Relationships in depth
Emo's relationship with Tayo features dark mirroring: same origins, same war, same return, entirely opposite choices. Emo seems to sense this symmetry and targets Tayo not out of personal animosity but because Tayo's potential recovery threatens what Emo represents. Harley is Emo's most intimate casualty — a companion groomed through shared drinking and resentment, only to be ultimately expended as a tactical instrument of torture. Harley's fate is a logical endpoint of Emo's influence, the cost made visceral. His pre-war connection to Rocky is significant as Rocky's assimilationist drive — his desire to shed Laguna identity for American approval — prefigures Emo's post-war psychology, but Rocky's trajectory ends in battlefield death while Emo's continues as a living infection. The thematic opposition to Betonie operates without a shared scene: Betonie's adaptive ceremony directly counters everything Emo embodies, and Ts'eh's land-rooted healing strengthens Tayo enough to resist Emo's final trap.
Connected characters
- Tayo
Emo is Tayo's chief antagonist and dark mirror. Both are Laguna veterans scarred by WWII, but where Tayo seeks healing, Emo pursues destruction. Emo targets Tayo throughout the novel, culminating in a trap at the novel's climax where he tortures Harley to bait Tayo into violence—a confrontation Tayo survives spiritually by refusing to kill.
- Harley
Harley is Emo's primary companion and victim. Emo draws Harley into his world of drinking and nihilism, and ultimately tortures him brutally near the novel's end, using Harley's suffering as leverage against Tayo. Harley's fate illustrates the lethal cost of remaining in Emo's orbit.
- Rocky
Rocky and Emo share a pre-war association as peers who pursued assimilation and American identity. Emo's post-war trajectory represents a grotesque intensification of the self-erasure Rocky began, suggesting the dangers of abandoning Indigenous identity for validation from white society.
- Betonie
Betonie and Emo represent opposing responses to colonial trauma. Betonie adapts ceremony to heal and resist witchery; Emo embodies witchery's victory. They never meet on the page, but the entire healing ceremony Betonie initiates for Tayo is implicitly a counter-force to the destruction Emo represents.
- Ts'eh
Ts'eh's nurturing, land-rooted presence is the spiritual antithesis of Emo's destructive energy. Her guidance strengthens Tayo enough to resist Emo's final trap, making her influence the direct counterweight to Emo's pull toward violence.
Use this in your essay
Emo as witchery's instrument rather than independent agent
Argue that Silko deliberately limits Emo's psychological depth to position him as a thematic and cosmological force — a vessel through which students can examine how Silko uses character to convey a spiritual framework.
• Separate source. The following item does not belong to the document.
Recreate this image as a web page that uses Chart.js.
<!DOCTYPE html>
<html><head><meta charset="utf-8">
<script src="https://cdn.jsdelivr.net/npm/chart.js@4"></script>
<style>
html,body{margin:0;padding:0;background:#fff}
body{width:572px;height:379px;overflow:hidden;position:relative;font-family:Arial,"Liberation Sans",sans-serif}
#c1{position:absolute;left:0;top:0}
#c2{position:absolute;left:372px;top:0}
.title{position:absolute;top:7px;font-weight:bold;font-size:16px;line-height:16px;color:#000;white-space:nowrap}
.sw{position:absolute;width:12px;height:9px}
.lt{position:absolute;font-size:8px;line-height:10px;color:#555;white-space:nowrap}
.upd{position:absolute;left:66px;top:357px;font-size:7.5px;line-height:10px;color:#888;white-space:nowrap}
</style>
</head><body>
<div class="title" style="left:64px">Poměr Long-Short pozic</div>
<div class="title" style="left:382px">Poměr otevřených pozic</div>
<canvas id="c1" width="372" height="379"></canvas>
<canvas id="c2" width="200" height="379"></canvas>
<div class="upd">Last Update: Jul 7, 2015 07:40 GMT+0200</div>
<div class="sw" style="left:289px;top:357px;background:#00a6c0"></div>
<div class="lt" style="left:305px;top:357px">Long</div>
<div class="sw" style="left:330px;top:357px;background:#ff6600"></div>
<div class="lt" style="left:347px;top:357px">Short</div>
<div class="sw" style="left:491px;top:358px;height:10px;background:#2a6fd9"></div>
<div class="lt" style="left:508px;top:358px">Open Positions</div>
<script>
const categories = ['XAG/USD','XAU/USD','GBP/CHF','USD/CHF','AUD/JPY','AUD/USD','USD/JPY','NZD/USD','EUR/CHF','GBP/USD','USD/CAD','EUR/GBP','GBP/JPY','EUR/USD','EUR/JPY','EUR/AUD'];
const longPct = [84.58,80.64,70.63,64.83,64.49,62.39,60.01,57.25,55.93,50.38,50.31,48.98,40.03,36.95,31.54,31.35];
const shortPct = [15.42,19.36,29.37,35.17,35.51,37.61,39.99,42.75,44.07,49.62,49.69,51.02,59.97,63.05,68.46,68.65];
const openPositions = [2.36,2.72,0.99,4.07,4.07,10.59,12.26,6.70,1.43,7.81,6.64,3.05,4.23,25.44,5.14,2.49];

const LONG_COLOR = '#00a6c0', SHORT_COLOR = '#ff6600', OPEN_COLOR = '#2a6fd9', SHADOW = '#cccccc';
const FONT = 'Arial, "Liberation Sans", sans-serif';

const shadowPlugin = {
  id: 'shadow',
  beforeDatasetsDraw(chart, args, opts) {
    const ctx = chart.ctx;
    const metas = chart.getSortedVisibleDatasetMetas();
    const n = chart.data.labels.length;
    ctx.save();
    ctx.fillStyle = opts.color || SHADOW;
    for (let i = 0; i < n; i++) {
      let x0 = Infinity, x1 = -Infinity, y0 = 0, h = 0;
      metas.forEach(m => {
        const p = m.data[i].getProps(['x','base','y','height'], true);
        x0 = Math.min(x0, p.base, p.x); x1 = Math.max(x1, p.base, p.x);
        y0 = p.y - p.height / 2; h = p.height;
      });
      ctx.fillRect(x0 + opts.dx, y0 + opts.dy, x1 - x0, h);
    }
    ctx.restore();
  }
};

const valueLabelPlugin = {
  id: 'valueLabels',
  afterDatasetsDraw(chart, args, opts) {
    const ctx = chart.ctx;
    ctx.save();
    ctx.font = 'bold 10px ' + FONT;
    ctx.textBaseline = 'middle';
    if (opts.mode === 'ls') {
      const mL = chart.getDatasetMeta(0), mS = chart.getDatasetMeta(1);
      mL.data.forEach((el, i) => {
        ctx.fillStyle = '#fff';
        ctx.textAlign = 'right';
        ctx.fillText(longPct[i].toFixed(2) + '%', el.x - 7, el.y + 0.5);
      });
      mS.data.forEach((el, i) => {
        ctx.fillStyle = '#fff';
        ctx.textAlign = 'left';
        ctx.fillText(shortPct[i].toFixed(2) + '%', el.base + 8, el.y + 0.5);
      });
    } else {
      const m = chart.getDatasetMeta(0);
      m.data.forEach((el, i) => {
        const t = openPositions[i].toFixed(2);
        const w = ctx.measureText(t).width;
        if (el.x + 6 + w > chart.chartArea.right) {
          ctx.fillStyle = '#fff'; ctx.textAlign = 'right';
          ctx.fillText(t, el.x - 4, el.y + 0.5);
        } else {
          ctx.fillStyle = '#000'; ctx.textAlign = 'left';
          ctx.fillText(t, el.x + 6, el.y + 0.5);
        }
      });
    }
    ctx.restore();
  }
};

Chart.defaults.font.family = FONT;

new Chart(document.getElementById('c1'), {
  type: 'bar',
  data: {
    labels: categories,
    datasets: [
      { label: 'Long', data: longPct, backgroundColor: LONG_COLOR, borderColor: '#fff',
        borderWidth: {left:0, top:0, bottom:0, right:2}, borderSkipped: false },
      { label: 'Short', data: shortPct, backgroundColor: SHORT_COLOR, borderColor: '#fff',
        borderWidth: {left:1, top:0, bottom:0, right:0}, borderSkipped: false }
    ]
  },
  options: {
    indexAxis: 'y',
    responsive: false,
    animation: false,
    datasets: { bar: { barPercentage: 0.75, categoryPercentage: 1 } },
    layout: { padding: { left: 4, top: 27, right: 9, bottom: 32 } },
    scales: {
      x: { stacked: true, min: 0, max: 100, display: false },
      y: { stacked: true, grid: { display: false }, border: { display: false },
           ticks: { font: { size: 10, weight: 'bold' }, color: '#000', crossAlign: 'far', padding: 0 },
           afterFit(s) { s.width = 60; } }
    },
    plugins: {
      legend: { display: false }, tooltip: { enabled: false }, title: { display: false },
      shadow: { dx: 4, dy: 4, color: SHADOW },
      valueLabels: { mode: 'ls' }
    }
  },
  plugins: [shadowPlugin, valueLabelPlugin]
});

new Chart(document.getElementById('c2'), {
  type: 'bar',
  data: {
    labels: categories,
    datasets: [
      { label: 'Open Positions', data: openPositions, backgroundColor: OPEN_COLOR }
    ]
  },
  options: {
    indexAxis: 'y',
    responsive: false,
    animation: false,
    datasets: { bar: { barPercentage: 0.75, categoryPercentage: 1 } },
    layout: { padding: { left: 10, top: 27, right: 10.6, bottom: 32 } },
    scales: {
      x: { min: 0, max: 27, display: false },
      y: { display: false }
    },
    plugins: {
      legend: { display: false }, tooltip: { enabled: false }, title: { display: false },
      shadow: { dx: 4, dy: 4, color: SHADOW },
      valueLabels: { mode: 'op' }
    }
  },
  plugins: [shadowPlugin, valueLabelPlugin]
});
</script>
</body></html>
Colonial mimicry and self-destruction
Explore how Emo's obsession with white American martial power represents a form of colonial mimicry (in Homi Bhabha's sense) that destroys Indigenous identity internally, and what Silko suggests is at stake when colonized subjects internalize the colonizer's values.
The veterans' diverging paths as structural argument
Compare Emo, Harley, and Tayo as three responses to the same collective trauma, building a thesis about what *Ceremony* conveys as the conditions for healing versus the conditions for collapse.
The teeth as symbol
Conduct a close reading of the bar scene and Emo's trophy, arguing for what the Japanese soldier's teeth signify about war, power, racial violence, and how Emo constructs masculine identity from destruction.
Why Tayo must not kill Emo
Analyze the climactic confrontation as a ceremonial test rather than a conventional climax, arguing that Tayo's refusal to act violently completes Betonie's ceremony and reveals Silko's ethics of resistance.